二 (Er, but pronounced like “are”. Fourth tone

三 (San, pronounced like the “San” in San Francisco. First tone

四 (si, I couldn’t think of a good example for this one. It’s similar to the sound of a snake hissing maybe? It’s fourth tone anyway.

五 (wu, but pronounced like the “oo” in stool. Third tone

六 (liu, but pronounced kind of like the name Leo. Fourth tone

七 (qi, but pronounced almost like the chi in Tai chi. First tone

八 (Ba… just think of a singing sheep that wants to hit the high note.. or the “Ba” in babel. First tone

九 (jiu, but pronounced like the name Joe. Third tone

十 (shi, but pronounced like the word “sure” when it’s being used to ask a question. Think of how “sure” sounds in the sentence “Are you sure?”. Second tone.
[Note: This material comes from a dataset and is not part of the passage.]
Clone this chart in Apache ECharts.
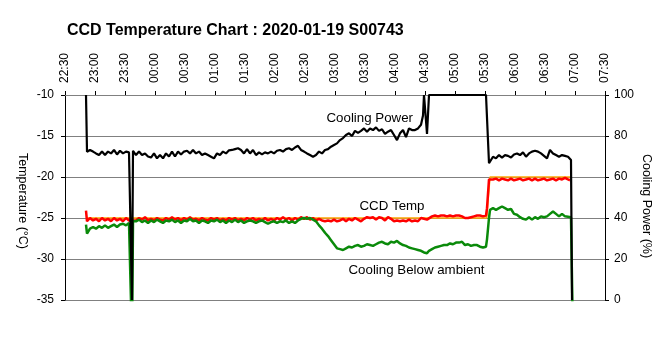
<!DOCTYPE html>
<html>
<head>
<meta charset="utf-8">
<script src="https://cdn.jsdelivr.net/npm/echarts@6/dist/echarts.min.js"></script>
<style>
  html, body { margin: 0; padding: 0; background: #fff; }
  #chart { width: 670px; height: 340px; }
</style>
</head>
<body>
<div id="chart"></div>
<script>
// Sample times in minutes after 22:30 (2020-01-18 22:30 -> 2020-01-19 07:30)
const minutes = [
  21, 22, 25, 28, 31, 34, 37, 40, 43, 46, 49, 52, 55, 58, 61, 64, 66, 67, 68,
  71, 74, 77, 80, 83, 86, 89, 92, 95, 98,
  101, 104, 107, 110, 113, 116, 119, 122, 125, 128,
  131, 134, 137, 140, 143, 146, 149, 152, 155, 158,
  161, 164, 167, 170, 173, 176, 179, 182, 185, 188,
  191, 194, 197, 200, 203, 206, 209, 212, 215, 218,
  221, 224, 227, 230, 233, 236, 239, 242, 245, 248,
  251, 254, 257, 260, 263, 266, 269, 272, 275, 278,
  281, 284, 287, 290, 293, 296, 299, 302, 305, 308,
  311, 314, 317, 320, 323, 326, 329, 332, 335, 338,
  341, 344, 347, 350, 353, 356,
  358, 359, 360, 362, 364,
  367, 370, 373, 376, 379, 382, 385, 388, 391, 394, 397, 400, 403, 406, 409, 412, 415, 418, 421,
  422, 424, 425,
  428, 431, 434, 437, 440, 443, 446, 449, 452, 455, 458, 461, 464,
  467, 470, 473, 476, 479, 482, 485, 488, 491, 494, 497, 500, 503,
  505, 506, 507, 508
];

// Cooling power, % (right axis)
const coolingPower = [
  100, 72.3, 73.2, 72.4, 71.5, 70.7, 72.4, 70.7, 72.4, 71.5, 73.2, 71.0, 72.8, 71.5, 72.4, 72.0, 72.4, 0, 72.8,
  70.7, 72.4, 70.7, 71.5, 70.0, 69.5, 71.5, 69.1, 70.7, 69.1,
  71.5, 70.0, 72.4, 70.0, 72.4, 71.0, 72.4, 72.8, 71.5, 73.2,
  71.5, 72.4, 70.7, 71.5, 70.7, 69.9, 69.1, 71.5, 70.7, 72.4,
  71.5, 73.0, 73.2, 73.6, 74.0, 73.2, 71.5, 73.6, 71.5, 73.2,
  70.7, 72.0, 71.0, 72.0, 71.5, 72.4, 71.5, 72.8, 73.2, 72.4,
  73.6, 74.0, 73.2, 74.4, 75.2, 73.2, 72.4, 71.5, 70.7, 69.9,
  70.7, 72.4, 71.5, 73.2, 73.6, 74.8, 75.6, 76.4, 78.0, 79.0,
  80.5, 81.3, 80.0, 82.5, 81.5, 82.5, 83.7, 82.1, 83.7, 82.9,
  84.2, 82.5, 83.3, 81.0, 82.1, 82.9, 80.5, 78.0, 81.3, 82.9,
  79.5, 83.7, 82.9, 82.9, 83.7, 85.5,
  90, 100, 100, 81, 100,
  100, 100, 100, 100, 100, 100, 100, 100, 100, 100, 100, 100, 100, 100, 100, 100, 100, 100, 100,
  100, 66.7, 67.5,
  69.9, 69.1, 70.7, 69.5, 70.7, 70.3, 69.5, 71.0, 71.5, 70.7, 72.0, 69.9, 71.5,
  72.4, 72.8, 72.4, 71.5, 70.3, 69.1, 73.2, 71.5, 70.7, 69.9, 70.7, 70.3, 69.9,
  69.1, 68.3, 0, null
];

// CCD temperature, °C
const ccdTemp = [
  -24.1, -25.4, -25.0, -25.3, -25.1, -25.4, -25.0, -25.3, -25.1, -25.4, -25.0, -25.3, -25.1, -25.4, -25.0, -25.3, -25.2, -25.3, -25.1,
  -25.3, -25.0, -25.2, -24.9, -25.3, -25.1, -25.3, -25.0, -25.2, -25.3,
  -25.0, -25.2, -24.9, -25.2, -25.0, -25.3, -25.0, -25.2, -24.9, -25.2,
  -25.1, -25.3, -25.0, -25.2, -25.3, -25.0, -25.2, -25.0, -25.3, -25.1,
  -25.3, -25.0, -25.2, -25.0, -25.3, -25.1, -25.3, -25.0, -25.2, -25.0,
  -25.3, -25.1, -25.3, -25.0, -25.3, -25.1, -25.3, -25.0, -25.2, -24.9,
  -25.2, -25.0, -25.3, -25.0, -25.2, -24.9, -25.1, -24.9, -25.2, -25.0,
  -25.3, -25.1, -25.3, -25.4, -25.3, -25.4, -25.2, -25.4, -25.3, -25.1,
  -25.4, -25.1, -25.3, -25.0, -25.2, -25.4, -25.1, -24.9, -25.0, -24.9,
  -25.2, -24.9, -25.0, -25.3, -24.9, -25.1, -25.4, -25.3, -25.4, -25.3,
  -25.4, -25.2, -25.4, -25.3, -25.4, -25.0,
  -25.0, -25.1, -25.1, -25.2, -25.0,
  -24.8, -24.7, -24.8, -24.7, -24.7, -24.8, -24.7, -24.8, -24.7, -24.7, -24.8, -25.0, -25.0, -24.9, -24.8, -24.7, -24.7, -24.8, -24.7,
  -23.8, -20.3, -20.2,
  -20.3, -20.2, -20.4, -20.2, -20.3, -20.4, -20.2, -20.4, -20.3, -20.2, -20.4, -20.3, -20.2,
  -20.4, -20.2, -20.4, -20.3, -20.2, -20.4, -20.3, -20.2, -20.4, -20.2, -20.3, -20.1, -20.3,
  -20.4, null, null, null
];

// Cooling below ambient, °C
const belowAmbient = [
  -25.8, -26.9, -26.3, -26.1, -26.3, -26.0, -26.2, -25.9, -26.2, -26.0, -25.8, -26.1, -25.8, -25.7, -25.9, -25.6, -25.8, -40, -25.4,
  -25.4, -25.2, -25.5, -25.3, -25.6, -25.3, -25.5, -25.2, -25.4, -25.6,
  -25.3, -25.4, -25.2, -25.5, -25.3, -25.6, -25.3, -25.4, -25.1, -25.4,
  -25.3, -25.6, -25.3, -25.4, -25.6, -25.3, -25.4, -25.2, -25.5, -25.3,
  -25.6, -25.3, -25.5, -25.2, -25.5, -25.3, -25.6, -25.4, -25.3, -25.4,
  -25.6, -25.4, -25.3, -25.5, -25.7, -25.5, -25.4, -25.6, -25.4, -25.5,
  -25.3, -25.6, -25.4, -25.6, -25.3, -25.1, -25.0, -25.1, -25.0, -25.2,
  -25.4, -25.9, -26.3, -26.8, -27.2, -27.7, -28.2, -28.7, -28.8, -28.9,
  -28.7, -28.5, -28.6, -28.4, -28.3, -28.5, -28.4, -28.2, -28.3, -28.4,
  -28.2, -28.0, -27.9, -28.1, -28.2, -27.9, -28.0, -27.8, -28.1, -28.3,
  -28.4, -28.6, -28.7, -28.8, -28.9, -29.0,
  -29.1, -29.2, -29.3, -29.3, -29.0,
  -28.8, -28.6, -28.5, -28.4, -28.3, -28.3, -28.1, -28.2, -28.0, -28.0, -27.9, -28.3, -28.2, -28.4, -28.3, -28.3, -28.5, -28.6, -28.5,
  -27.6, -25.0, -24.0,
  -23.8, -24.0, -23.8, -23.6, -23.8, -24.0, -23.9, -24.5, -24.6, -24.9, -25.1, -25.2, -24.9,
  -25.2, -24.9, -25.1, -24.8, -24.9, -24.8, -24.5, -24.2, -24.5, -24.8, -24.5, -24.8, -24.85,
  -24.9, -24.9, -25.0, -40
];

// Set point, °C (step change at 05:30)
const setPointMinutes = [21, 421.7, 425, 505];
const setPointTemp = [-25, -25, -20, -20];

// Top axis tick labels, one per 30 minutes
const tickLabels = [
  '22:30', '23:00', '23:30', '00:00', '00:30', '01:00', '01:30', '02:00', '02:30', '03:00',
  '03:30', '04:00', '04:30', '05:00', '05:30', '06:00', '06:30', '07:00', '07:30'
];

const FONT = "'Liberation Sans', Arial, sans-serif";
const pair = (xs, vals) => xs.map((m, i) => [m, vals[i] == null ? '-' : vals[i]]);

const chart = echarts.init(document.getElementById('chart'), null, { renderer: 'canvas' });

const labelStyle = { fontFamily: FONT, fontSize: 12, color: '#000' };

chart.setOption({
  animation: false,
  backgroundColor: '#fff',
  title: {
    text: 'CCD Temperature Chart : 2020-01-19 S00743',
    left: 67, top: 23, padding: 0,
    textStyle: { fontFamily: FONT, fontSize: 16, fontWeight: 'bold', color: '#000' }
  },
  grid: { left: 65, right: 65, top: 95, bottom: 40 },
  xAxis: {
    type: 'value', position: 'top',
    min: 0, max: 540, interval: 30,
    axisLine: { show: true, onZero: false, lineStyle: { color: '#808080', width: 1 } },
    axisTick: { show: true, length: 4, lineStyle: { color: '#000' } },
    axisLabel: Object.assign({
      rotate: -90, margin: 12,
      formatter: v => tickLabels[Math.round(v / 30)]
    }, labelStyle),
    splitLine: { show: false }
  },
  yAxis: [
    {
      type: 'value', position: 'left',
      min: -35, max: -10, interval: 5,
      axisLine: { show: true, onZero: false, lineStyle: { color: '#000', width: 1 } },
      axisTick: { show: true, length: 4, lineStyle: { color: '#000' } },
      axisLabel: Object.assign({ margin: 11 }, labelStyle),
      splitLine: { show: true, lineStyle: { color: '#808080', width: 1 } }
    },
    {
      type: 'value', position: 'right',
      min: 0, max: 100, interval: 20,
      axisLine: { show: true, onZero: false, lineStyle: { color: '#000', width: 1 } },
      axisTick: { show: true, length: 4, lineStyle: { color: '#000' } },
      axisLabel: Object.assign({ margin: 9 }, labelStyle),
      splitLine: { show: false }
    }
  ],
  graphic: [
    {
      type: 'text', x: 22, y: 201, rotation: -Math.PI / 2,
      style: { text: 'Temperature (°C)', fontFamily: FONT, fontSize: 12.5, fill: '#000', align: 'center', verticalAlign: 'middle' }
    },
    {
      type: 'text', x: 646.5, y: 206, rotation: -Math.PI / 2,
      style: { text: 'Cooling Power (%)', fontFamily: FONT, fontSize: 12.5, fill: '#000', align: 'center', verticalAlign: 'middle' }
    },
    {
      type: 'text', x: 326.5, y: 118,
      style: { text: 'Cooling Power', fontFamily: FONT, fontSize: 13.3, fill: '#000', align: 'left', verticalAlign: 'middle' }
    },
    {
      type: 'text', x: 359.5, y: 206.5,
      style: { text: 'CCD Temp', fontFamily: FONT, fontSize: 13.3, fill: '#000', align: 'left', verticalAlign: 'middle' }
    },
    {
      type: 'text', x: 348.5, y: 270,
      style: { text: 'Cooling Below ambient', fontFamily: FONT, fontSize: 13.3, fill: '#000', align: 'left', verticalAlign: 'middle' }
    }
  ],
  series: [
    {
      name: 'Set Point', type: 'line', yAxisIndex: 0,
      data: pair(setPointMinutes, setPointTemp),
      showSymbol: false, clip: true,
      lineStyle: { color: '#ffa500', width: 1.5 }
    },
    {
      name: 'CCD Temp', type: 'line', yAxisIndex: 0,
      data: pair(minutes, ccdTemp),
      showSymbol: false, clip: true,
      lineStyle: { color: '#ff0000', width: 2.5 }
    },
    {
      name: 'Cooling Below ambient', type: 'line', yAxisIndex: 0,
      data: pair(minutes, belowAmbient),
      showSymbol: false, clip: true,
      lineStyle: { color: '#0a8a0a', width: 2.5 }
    },
    {
      name: 'Cooling Power', type: 'line', yAxisIndex: 1,
      data: pair(minutes, coolingPower),
      showSymbol: false, clip: true,
      lineStyle: { color: '#000', width: 2.2 }
    }
  ]
});
</script>
</body>
</html>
If you know the numbers 1-10 in Chinese, then you can instantly count to 99. While other languages use several different words for numbers (i.e Twenty, thirty, forty in English), Chinese uses a sort of “ten” system. 十一 means 11, but literally translates to Ten-One. 十五 means 15, but literally translates to Ten-five. 25 in Chinese is 二十五 (literally Two-Ten-five). 36 is Chinese is 三十六(literally Three-Ten-six). This is how you count all the way to 99 which is 九十九(literally Nine-ten-nine). After 100, you just need to add the Chinese word for 100 (百“bai”, but pronounced like “buy” and is Third tone) and the pattern continues on. This gives you a huge head start when you start learning to count in Chinese!

The catch

Alright, so as you can see, I’ve spent most of this article talking about how easy Chinese is, but there’s always a catch isn’t there? Well kind of! Although Chinese is way easier than you think it is, it still will have a steep initial learning curve if you’re coming from non-tonal language families. English is my first language, so learning a language that was completely different was difficult because I couldn’t rely on common words and cognates ( Words that share the same linguistic derivation) to get by. If you know the word for water Spanish, it’s easier to learn and remember the Italian, Catalan or Portuguese versions. That wasn’t the case with Chinese. As a Second language learner of Spanish and a native speaker of English, I had a huge head start when it came to learning Italian and Catalan because they’re from the same family as Spanish and also share a few commonalities with English. I felt like I was starting from square one with Chinese. All this did however, was slow me down a little bit at the beginning, but once I’d gotten my bearings, it got a lot easier. Spanish, on the other hand, started off easy and then got very complicated whereas the initial learning curve for Chinese was very steep, but once I was over the initial hump, it was smoother sailing from that point on… unless of course you decide to get into Chinese idioms(成语), but thats a story for another day.

Be empowered!

See? Learning Mandarin Chinese isn’t actually as hard as it seems. It does have a few difficult aspects, but most of them are blown out of proportion or exaggerated. Learning Chinese is very useful and bridges cultural barriers. I’ve met a lot of Chinese travellers and students that struggled with English and from my experience, they’ve generally been very happy and relieved to know that I took the time to learn their language. I remember meeting my friend’s landlord a couple years back. He’d lived in Canada for more than 15 years when I met him, but still couldn’t speak English. He panicked when I greeted him in English, but looked so relieved and shocked when I noticed he was struggling and switched to Mandarin. He was even happier when I tried a few of the Cantonese phrases that I knew. People really appreciate others taking the time to learn more about their cultures and languages.**Ps this is not saying that all Chinese speakers are bad at English, please don’t misunderstand**Anyway, China is becoming a bigger and bigger player in the global market, so the language could also help you in business as well. I personally learned it solely for fun and out of interest and have no regrets!

So are you feeling empowered yet? Head over to the library or book store and get yourself some Chinese materials and start learning! It’s waaaaaaay easier than you think!

I apologize for any incorrect examples in this post. Chinese is not my first language!

Not quite, China, but still beautiful.
This picture was taken in Ancaster, Ontario, Canada.